Proceedings are expected to be brief and technical, beginning at 3pm (noon GMT) with the court reading out charges of bribery, fraud and breach of trust. Despite the formalities, the hearing is the culmination of years of police investigations and intense public focus.
Netanyahu, 70, has forcefully denied the allegations, dismissing the charges as a politically motivated witch-hunt. Perhaps fearing the negative visuals of appearing in a Jerusalem courtroom, his lawyers tried and failed to have him exempted.

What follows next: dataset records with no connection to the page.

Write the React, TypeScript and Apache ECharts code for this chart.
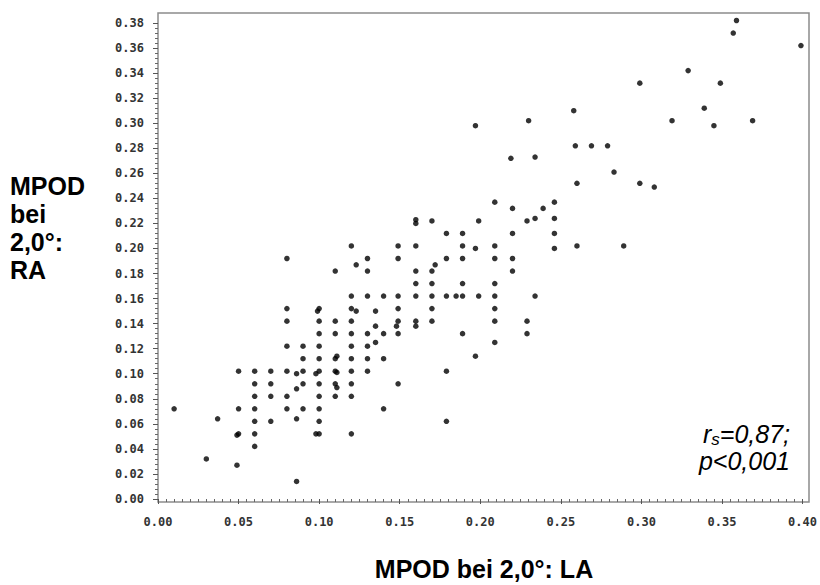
import React, { useEffect, useRef } from "react";
import * as echarts from "echarts";

// MPOD bei 2,0° – linkes Auge (LA)
const mpodLA: number[] = [
  0.010, 0.037, 0.030, 0.050, 0.050, 0.050, 0.049, 0.049,
  0.060, 0.060, 0.060, 0.060, 0.060, 0.060, 0.060,
  0.070, 0.070, 0.070, 0.070,
  0.080, 0.080, 0.080, 0.080,
  0.086, 0.086, 0.086, 0.086,
  0.090, 0.090, 0.090, 0.090, 0.090,
  0.100, 0.100, 0.100, 0.100, 0.100, 0.100, 0.100, 0.100, 0.100,
  0.098, 0.098,
  0.080, 0.080, 0.080, 0.099, 0.100, 0.100,
  0.110, 0.120, 0.130, 0.140, 0.149, 0.189,
  0.120, 0.130,
  0.135, 0.209,
  0.110, 0.111, 0.120, 0.130, 0.140, 0.197,
  0.110, 0.111, 0.120, 0.130, 0.179,
  0.110, 0.111, 0.120, 0.149,
  0.110, 0.120,
  0.140, 0.179, 0.120,
  0.229,
  0.209,
  0.160, 0.160, 0.170, 0.199,
  0.179, 0.189,
  0.120, 0.149, 0.160, 0.189, 0.197, 0.209,
  0.130, 0.149, 0.179, 0.189, 0.209,
  0.123, 0.172,
  0.110, 0.130, 0.160, 0.170,
  0.160, 0.170, 0.189, 0.209,
  0.120, 0.130, 0.140, 0.149, 0.160, 0.170, 0.179, 0.185, 0.189, 0.199, 0.209,
  0.120, 0.123, 0.135, 0.149, 0.170, 0.209,
  0.110, 0.120, 0.149, 0.160, 0.160, 0.170,
  0.135, 0.148,
  0.283, 0.260, 0.299, 0.308,
  0.246, 0.220, 0.239,
  0.229, 0.234, 0.246,
  0.220, 0.246,
  0.246, 0.260, 0.289,
  0.220, 0.220,
  0.234,
  0.209, 0.229,
  0.197, 0.230, 0.258, 0.219, 0.234, 0.259, 0.269,
  0.359, 0.357, 0.399, 0.329, 0.299, 0.349, 0.339, 0.319, 0.345, 0.369, 0.279,
];

// MPOD bei 2,0° – rechtes Auge (RA)
const mpodRA: number[] = [
  0.072, 0.064, 0.032, 0.102, 0.072, 0.052, 0.051, 0.027,
  0.102, 0.092, 0.082, 0.072, 0.062, 0.052, 0.042,
  0.102, 0.092, 0.082, 0.062,
  0.122, 0.102, 0.082, 0.072,
  0.100, 0.088, 0.064, 0.014,
  0.122, 0.112, 0.102, 0.092, 0.072,
  0.132, 0.122, 0.112, 0.102, 0.092, 0.082, 0.072, 0.062, 0.052,
  0.100, 0.052,
  0.192, 0.152, 0.142, 0.150, 0.152, 0.142,
  0.132, 0.132, 0.132, 0.132, 0.132, 0.132,
  0.122, 0.122,
  0.125, 0.125,
  0.112, 0.114, 0.112, 0.112, 0.112, 0.114,
  0.102, 0.101, 0.102, 0.102, 0.102,
  0.092, 0.089, 0.092, 0.092,
  0.082, 0.082,
  0.072, 0.062, 0.052,
  0.132,
  0.237,
  0.223, 0.220, 0.222, 0.222,
  0.212, 0.212,
  0.202, 0.202, 0.202, 0.202, 0.200, 0.202,
  0.192, 0.192, 0.192, 0.192, 0.192,
  0.187, 0.187,
  0.182, 0.182, 0.182, 0.182,
  0.172, 0.172, 0.172, 0.172,
  0.162, 0.162, 0.162, 0.162, 0.162, 0.162, 0.162, 0.162, 0.162, 0.162, 0.162,
  0.152, 0.150, 0.150, 0.152, 0.152, 0.152,
  0.142, 0.142, 0.142, 0.142, 0.138, 0.142,
  0.138, 0.138,
  0.261, 0.252, 0.252, 0.249,
  0.237, 0.232, 0.232,
  0.222, 0.224, 0.224,
  0.212, 0.212,
  0.200, 0.202, 0.202,
  0.192, 0.182,
  0.162,
  0.142, 0.142,
  0.298, 0.302, 0.310, 0.272, 0.273, 0.282, 0.282,
  0.382, 0.372, 0.362, 0.342, 0.332, 0.332, 0.312, 0.302, 0.298, 0.302, 0.282,
];

const xAxisTitle = "MPOD bei 2,0°: LA";
const yAxisTitleLines = ["MPOD", "bei", "2,0°:", "RA"];
const statLines = ["r", "s", "=0,87;", "p<0,001"];

const tickFont = {
  fontFamily: "DejaVu Sans Mono",
  fontWeight: "bold" as const,
  fontSize: 12,
  color: "#333",
};

const titleFont = {
  fontFamily: "Liberation Sans",
  fontWeight: "bold" as const,
  fontSize: 25,
  fill: "#000",
};

export default function App() {
  const ref = useRef<HTMLDivElement>(null);
  useEffect(() => {
    document.body.style.margin = "0";
    if (!ref.current) return;
    const chart = echarts.init(ref.current, undefined, { renderer: "svg" });
    const data = mpodLA.map((x, i) => [x, mpodRA[i]]);
    chart.setOption({
      animation: false,
      backgroundColor: "#fff",
      grid: [
        { left: 158, top: 23, width: 649, height: 476, show: false },
        {
          left: 158,
          top: 13,
          width: 651,
          height: 489,
          show: true,
          borderColor: "#8c8c8c",
          borderWidth: 1.5,
          backgroundColor: "transparent",
        },
      ],
      xAxis: [
        {
          gridIndex: 0,
          type: "value",
          min: 0,
          max: 0.4,
          interval: 0.05,
          offset: 3,
          axisLine: { show: false },
          axisTick: { show: true, length: 5, lineStyle: { color: "#555", width: 1 } },
          minorTick: { show: true, splitNumber: 10, length: 3, lineStyle: { color: "#666", width: 1 } },
          splitLine: { show: false },
          minorSplitLine: { show: false },
          axisLabel: { ...tickFont, margin: 14, formatter: (v: number) => v.toFixed(2) },
        },
        { gridIndex: 1, type: "value", show: false, min: 0, max: 1 },
      ],
      yAxis: [
        {
          gridIndex: 0,
          type: "value",
          min: 0,
          max: 0.38,
          interval: 0.02,
          axisLine: { show: false },
          axisTick: { show: true, length: 5, lineStyle: { color: "#555", width: 1 } },
          minorTick: { show: true, splitNumber: 5, length: 3, lineStyle: { color: "#666", width: 1 } },
          splitLine: { show: false },
          minorSplitLine: { show: false },
          axisLabel: { ...tickFont, margin: 14, formatter: (v: number) => v.toFixed(2) },
        },
        { gridIndex: 1, type: "value", show: false, min: 0, max: 1 },
      ],
      series: [
        {
          type: "scatter",
          xAxisIndex: 0,
          yAxisIndex: 0,
          data,
          symbol: "circle",
          symbolSize: 5.5,
          clip: false,
          itemStyle: { color: "#000" },
        },
      ],
      graphic: [
        {
          type: "text",
          x: 484,
          y: 569,
          style: {
            text: xAxisTitle,
            ...titleFont,
            align: "center",
            verticalAlign: "middle",
          },
        },
        {
          type: "text",
          x: 10,
          y: 172,
          style: {
            text: yAxisTitleLines.join("\n"),
            ...titleFont,
            lineHeight: 28,
            align: "left",
            verticalAlign: "top",
          },
        },
        {
          type: "text",
          x: 790,
          y: 434,
          style: {
            text: `{i|${statLines[0]}}{sub|${statLines[1]}}{i|${statLines[2]}}`,
            align: "right",
            verticalAlign: "middle",
            rich: {
              i: { fontFamily: "Liberation Sans", fontStyle: "italic", fontSize: 25, lineHeight: 24, fill: "#000" },
              sub: { fontFamily: "Liberation Sans", fontStyle: "italic", fontSize: 17, lineHeight: 16, padding: [10, 0, 0, 0], fill: "#000" },
            },
          },
        },
        {
          type: "text",
          x: 790,
          y: 461,
          style: {
            text: statLines[3],
            align: "right",
            verticalAlign: "middle",
            fontFamily: "Liberation Sans",
            fontStyle: "italic",
            fontSize: 25,
            fill: "#000",
          },
        },
      ],
    });
    return () => chart.dispose();
  }, []);
  return <div ref={ref} style={{ width: 820, height: 585 }} />;
}
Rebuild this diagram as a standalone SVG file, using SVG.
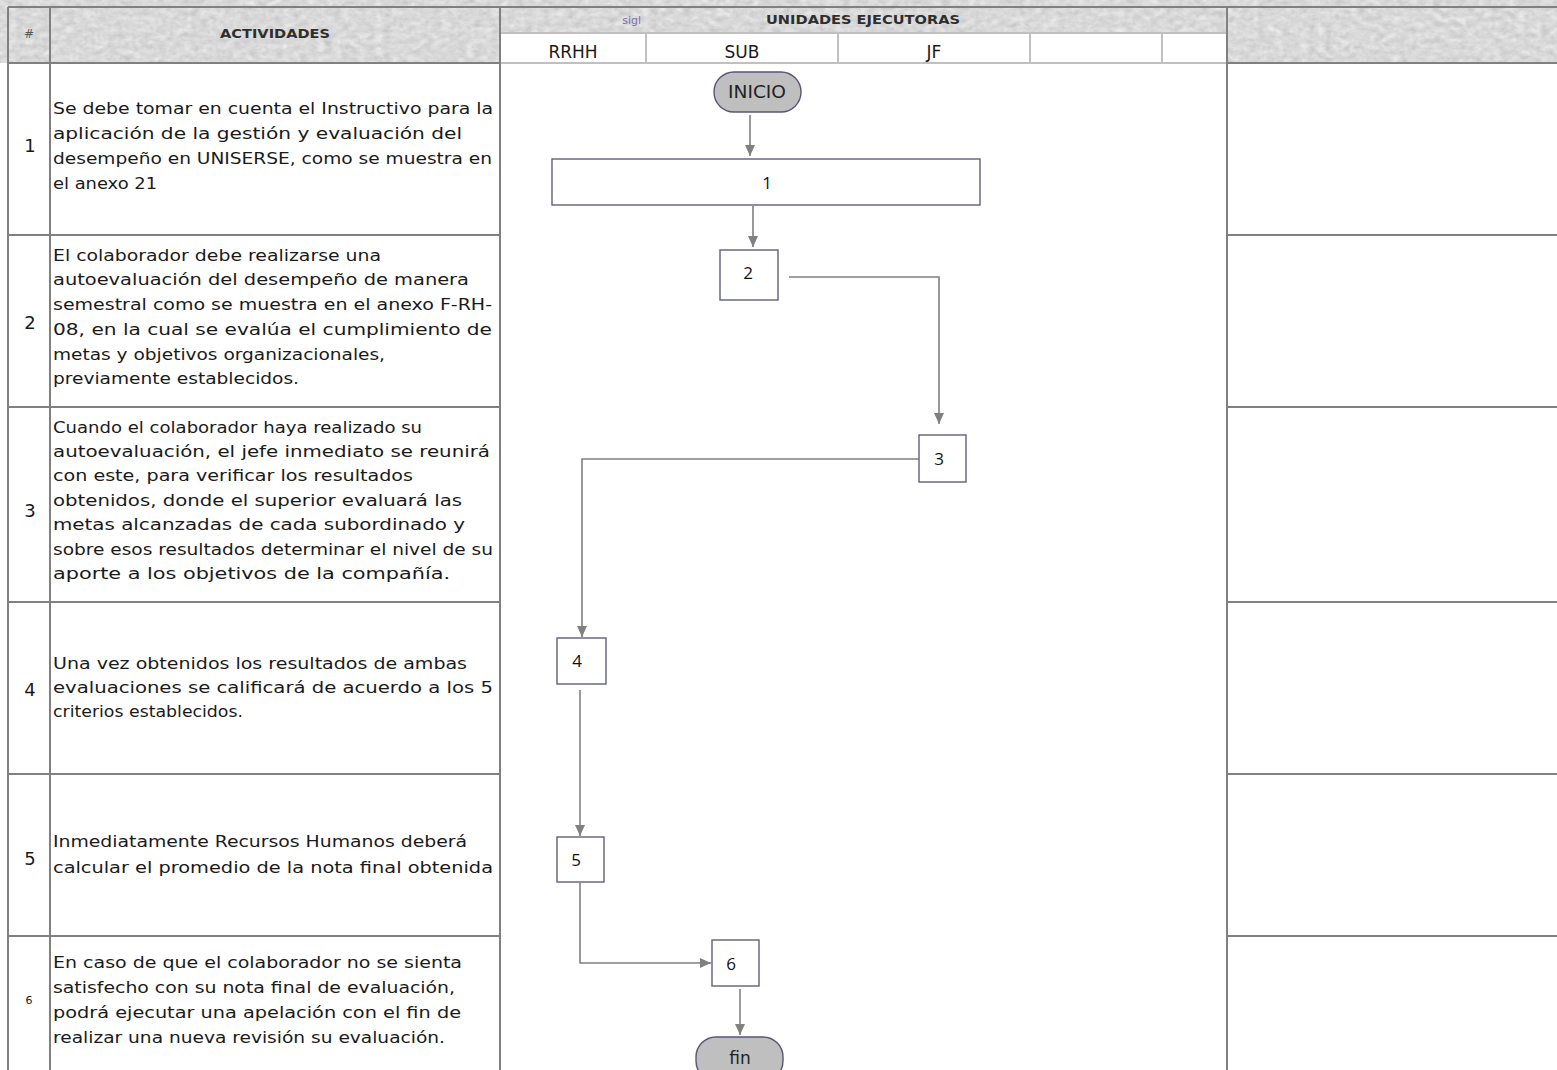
<svg xmlns="http://www.w3.org/2000/svg" width="1557" height="1070" viewBox="0 0 1557 1070">
  <style>
    .grid { stroke: #808080; stroke-width: 2; fill: none; }
    .thin { stroke: #c0c0c0; stroke-width: 2; fill: none; }
    .txt { font-family: "DejaVu Sans", "Liberation Sans", sans-serif; font-size: 16px; fill: #1a1a1a; }
    .num { font-family: "DejaVu Sans", "Liberation Sans", sans-serif; font-size: 18px; fill: #1a1a1a; text-anchor: middle; }
    .hdr { font-family: "DejaVu Sans", "Liberation Sans", sans-serif; font-weight: bold; font-size: 12.5px; fill: #2e2e2e; text-anchor: middle; }
    .lane { font-family: "DejaVu Sans", "Liberation Sans", sans-serif; font-size: 17px; fill: #1a1a1a; text-anchor: middle; }
    .box { fill: #ffffff; stroke: #5e5e7e; stroke-width: 1.4; }
    .term { fill: #bfbfbf; stroke: #55557a; stroke-width: 1.4; }
    .lbl { font-family: "Open Sans", "Noto Sans", "Liberation Sans", sans-serif; font-size: 17px; fill: #111; text-anchor: middle; }
    .tlbl { font-family: "DejaVu Sans", "Liberation Sans", sans-serif; font-size: 17px; fill: #222; text-anchor: middle; }
    .conn { stroke: #808080; stroke-width: 1.6; fill: none; marker-end: url(#arrow); }
  </style>
  <defs>
    <marker id="arrow" markerUnits="userSpaceOnUse" markerWidth="12" markerHeight="12" viewBox="0 0 12 12" refX="11" refY="6" orient="auto">
      <path d="M0,1 L11,6 L0,11 Z" fill="#808080"/>
    </marker>
    <filter id="paper" x="0" y="0" width="100%" height="100%" color-interpolation-filters="sRGB">
      <feTurbulence type="fractalNoise" baseFrequency="0.12 0.18" numOctaves="4" seed="11" result="noise"/>
      <feColorMatrix in="noise" type="matrix" values="0.1 0.1 0.1 0 0.7  0.1 0.1 0.1 0 0.7  0.1 0.1 0.1 0 0.7  0 0 0 0 1" result="tone"/>
      <feComposite in="tone" in2="SourceGraphic" operator="in"/>
    </filter>
  </defs>

  <!-- page -->
  <rect x="0" y="0" width="1557" height="1070" fill="#ffffff"/>

  <!-- textured header areas -->
  <g id="header-bg" filter="url(#paper)">
    <rect x="0" y="0" width="1557" height="7" fill="#d4d4d4"/>
    <rect x="0" y="7" width="500" height="56" fill="#d4d4d4"/>
    <rect x="500" y="7" width="727" height="26" fill="#d4d4d4"/>
    <rect x="1227" y="7" width="330" height="56" fill="#d4d4d4"/>
  </g>

  <!-- table grid -->
  <g id="grid">
    <path class="thin" d="M500,33 H1227 M646,33 V63 M838,33 V63 M1030,33 V63 M1162,33 V63 M500,63 H1227"/>
    <path class="grid" d="M8,7 H1557"/>
    <path class="grid" d="M8,7 V1070 M50,7 V1070 M500,7 V1070 M1227,7 V1070"/>
    <path class="grid" d="M8,63 H500 M1227,63 H1557"/>
    <path class="grid" d="M8,235 H500 M8,407 H500 M8,602 H500 M8,774 H500 M8,936 H500"/>
    <path class="grid" d="M1227,235 H1557 M1227,407 H1557 M1227,602 H1557 M1227,774 H1557 M1227,936 H1557"/>
  </g>

  <!-- header labels -->
  <g id="header-text">
    <text x="29" y="38" font-family="DejaVu Sans, sans-serif" font-size="12" fill="#555" text-anchor="middle">#</text>
    <text class="hdr" x="275" y="38" textLength="110" lengthAdjust="spacingAndGlyphs">ACTIVIDADES</text>
    <text x="641" y="24" font-family="DejaVu Sans, sans-serif" font-size="11" fill="#7a6fa8" text-anchor="end">sigl</text>
    <text class="hdr" x="863" y="24" textLength="194" lengthAdjust="spacingAndGlyphs">UNIDADES EJECUTORAS</text>
    <text class="lane" x="573" y="58">RRHH</text>
    <text class="lane" x="742" y="58">SUB</text>
    <text class="lane" x="934" y="58">JF</text>
  </g>

  <!-- activity rows -->
  <g id="row-1">
    <text class="num" x="30" y="152">1</text>
    <text class="txt" x="53" y="114" textLength="440" lengthAdjust="spacingAndGlyphs">Se debe tomar en cuenta el Instructivo para la</text>
    <text class="txt" x="53" y="139" textLength="409" lengthAdjust="spacingAndGlyphs">aplicación de la gestión y evaluación del</text>
    <text class="txt" x="53" y="164" textLength="439" lengthAdjust="spacingAndGlyphs">desempeño en UNISERSE, como se muestra en</text>
    <text class="txt" x="53" y="189" textLength="104" lengthAdjust="spacingAndGlyphs">el anexo 21</text>
  </g>
  <g id="row-2">
    <text class="num" x="30" y="329">2</text>
    <text class="txt" x="53" y="261" textLength="328" lengthAdjust="spacingAndGlyphs">El colaborador debe realizarse una</text>
    <text class="txt" x="53" y="285" textLength="416" lengthAdjust="spacingAndGlyphs">autoevaluación del desempeño de manera</text>
    <text class="txt" x="53" y="310" textLength="439" lengthAdjust="spacingAndGlyphs">semestral como se muestra en el anexo F-RH-</text>
    <text class="txt" x="53" y="335" textLength="439" lengthAdjust="spacingAndGlyphs">08, en la cual se evalúa el cumplimiento de</text>
    <text class="txt" x="53" y="360" textLength="332" lengthAdjust="spacingAndGlyphs">metas y objetivos organizacionales,</text>
    <text class="txt" x="53" y="384" textLength="246" lengthAdjust="spacingAndGlyphs">previamente establecidos.</text>
  </g>
  <g id="row-3">
    <text class="num" x="30" y="517">3</text>
    <text class="txt" x="53" y="433" textLength="369" lengthAdjust="spacingAndGlyphs">Cuando el colaborador haya realizado su</text>
    <text class="txt" x="53" y="457" textLength="437" lengthAdjust="spacingAndGlyphs">autoevaluación, el jefe inmediato se reunirá</text>
    <text class="txt" x="53" y="481" textLength="360" lengthAdjust="spacingAndGlyphs">con este, para verificar los resultados</text>
    <text class="txt" x="53" y="506" textLength="409" lengthAdjust="spacingAndGlyphs">obtenidos, donde el superior evaluará las</text>
    <text class="txt" x="53" y="530" textLength="412" lengthAdjust="spacingAndGlyphs">metas alcanzadas de cada subordinado y</text>
    <text class="txt" x="53" y="555" textLength="440" lengthAdjust="spacingAndGlyphs">sobre esos resultados determinar el nivel de su</text>
    <text class="txt" x="53" y="579" textLength="397" lengthAdjust="spacingAndGlyphs">aporte a los objetivos de la compañía.</text>
  </g>
  <g id="row-4">
    <text class="num" x="30" y="696">4</text>
    <text class="txt" x="53" y="669" textLength="414" lengthAdjust="spacingAndGlyphs">Una vez obtenidos los resultados de ambas</text>
    <text class="txt" x="53" y="693" textLength="440" lengthAdjust="spacingAndGlyphs">evaluaciones se calificará de acuerdo a los 5</text>
    <text class="txt" x="53" y="717" textLength="190" lengthAdjust="spacingAndGlyphs">criterios establecidos.</text>
  </g>
  <g id="row-5">
    <text class="num" x="30" y="865" font-size="20">5</text>
    <text class="txt" x="53" y="847" textLength="414" lengthAdjust="spacingAndGlyphs">Inmediatamente Recursos Humanos deberá</text>
    <text class="txt" x="53" y="873" textLength="440" lengthAdjust="spacingAndGlyphs">calcular el promedio de la nota final obtenida</text>
  </g>
  <g id="row-6">
    <text x="29" y="1004" font-family="DejaVu Sans, sans-serif" font-size="11" fill="#1a1a1a" text-anchor="middle">6</text>
    <text class="txt" x="53" y="968" textLength="409" lengthAdjust="spacingAndGlyphs">En caso de que el colaborador no se sienta</text>
    <text class="txt" x="53" y="993" textLength="402" lengthAdjust="spacingAndGlyphs">satisfecho con su nota final de evaluación,</text>
    <text class="txt" x="53" y="1018" textLength="408" lengthAdjust="spacingAndGlyphs">podrá ejecutar una apelación con el fin de</text>
    <text class="txt" x="53" y="1043" textLength="392" lengthAdjust="spacingAndGlyphs">realizar una nueva revisión su evaluación.</text>
  </g>

  <!-- connectors -->
  <g id="connectors">
    <path class="conn" d="M750,115 V156"/>
    <path class="conn" d="M753,206 V247"/>
    <path class="conn" d="M789,277 H939 V424"/>
    <path class="conn" d="M919,459 H582 V637"/>
    <path class="conn" d="M580,690 V836"/>
    <path class="conn" d="M580,883 V963 H711"/>
    <path class="conn" d="M740,989 V1035"/>
  </g>

  <!-- flow nodes -->
  <g id="node-inicio">
    <rect class="term" x="714" y="72" width="87" height="40" rx="20" ry="20"/>
    <text class="tlbl" x="757" y="98" textLength="58" lengthAdjust="spacingAndGlyphs">INICIO</text>
  </g>
  <g id="node-1">
    <rect class="box" x="552" y="159" width="428" height="46"/>
    <text class="lbl" x="767" y="189">1</text>
  </g>
  <g id="node-2">
    <rect class="box" x="720" y="250" width="58" height="50"/>
    <text class="lbl" x="748" y="279">2</text>
  </g>
  <g id="node-3">
    <rect class="box" x="919" y="435" width="47" height="47"/>
    <text class="lbl" x="939" y="465">3</text>
  </g>
  <g id="node-4">
    <rect class="box" x="557" y="638" width="49" height="46"/>
    <text class="lbl" x="577" y="667">4</text>
  </g>
  <g id="node-5">
    <rect class="box" x="557" y="837" width="47" height="45"/>
    <text class="lbl" x="576" y="866">5</text>
  </g>
  <g id="node-6">
    <rect class="box" x="712" y="940" width="47" height="46"/>
    <text class="lbl" x="731" y="970">6</text>
  </g>
  <g id="node-fin">
    <rect class="term" x="696" y="1037" width="87" height="44" rx="20" ry="20"/>
    <text class="tlbl" x="740" y="1064">fin</text>
  </g>
</svg>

A photo of the prime minister in the dock would severely dent his self-made “strong leader” image, argued local columnist Ben Caspit. “Netanyahu knows that this will be one of the most highly viewed pictures in history,” he wrote in Maariv newspaper last week. “He knows that it will be one of the first pictures in his Wikipedia entry. He knows that this image will be engraved in the consciousness of millions of people, if not more.”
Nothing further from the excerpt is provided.